The West’s “amnesia” about Mikhail Gorbachev really is something to behold, says George Will in The Washington Post. The former Soviet leader has been hailed as a “visionary” for opening up the USSR to the world, precipitating its collapse. In reality, much like Christopher Columbus, he “stumbled into greatness by misunderstanding where he was going”. Gorbachev desperately tried to preserve the Soviet Union’s political system with a series of reforms. But these didn’t work because he failed to anticipate the whirlwinds that would be unleashed by his policy of glasnost (openness). Some visionary. It’s no wonder, as the political scientist Graham Allison has observed, that “when Xi Jinping has nightmares, the apparition he sees is Mikhail Gorbachev”.
Gorbachev’s mistake was to try to do “too much, too quickly”, says Dominic Sandbrook in The Rest is History podcast.

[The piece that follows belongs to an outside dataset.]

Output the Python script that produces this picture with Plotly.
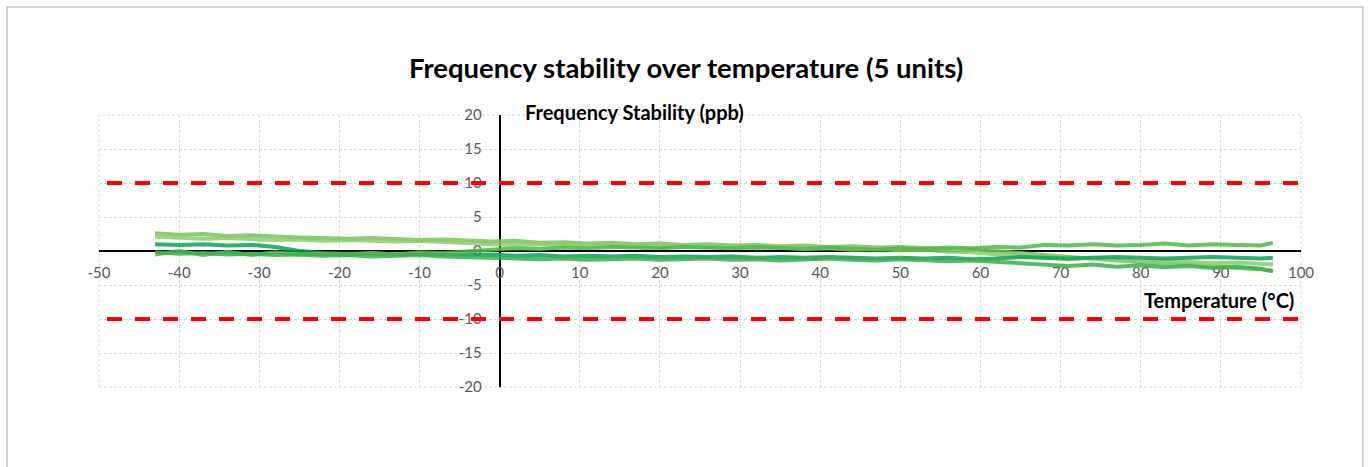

His big idea was to devolve power from Moscow to the Soviet Union’s 14 other republics – this, he believed, would “invigorate the system”. But these disparate republics, stretching from Estonia to Tajikistan, had always struggled to suppress nationalism. And he chose to devolve power to them while pursuing glasnost – which allowed people to debate things more freely – as well as attacking corruption among the old elites. By doing all this at the same time, he unwittingly created “a breeding ground” for nationalists to thrive – planting the seeds of the Soviet Union’s demise.
He may have failed in what he set out to do, says Charles Powell in The Times, but the West can still mark Gorbachev down as a “hero”. He declined to intervene when the Berlin Wall fell, and didn’t send in tanks to “compel eastern Europe to remain tied to the Soviet Union”. For that alone – not to mention agreeing “far-reaching arms control agreements that made us all safer” – he deserves the world’s gratitude. He was a “decent” man too, with a good sense of humour. He once accused me of being responsible for making Margaret Thatcher so difficult. When I responded that the prime minister “needed no help with that, he winked and said the KGB had told him so”.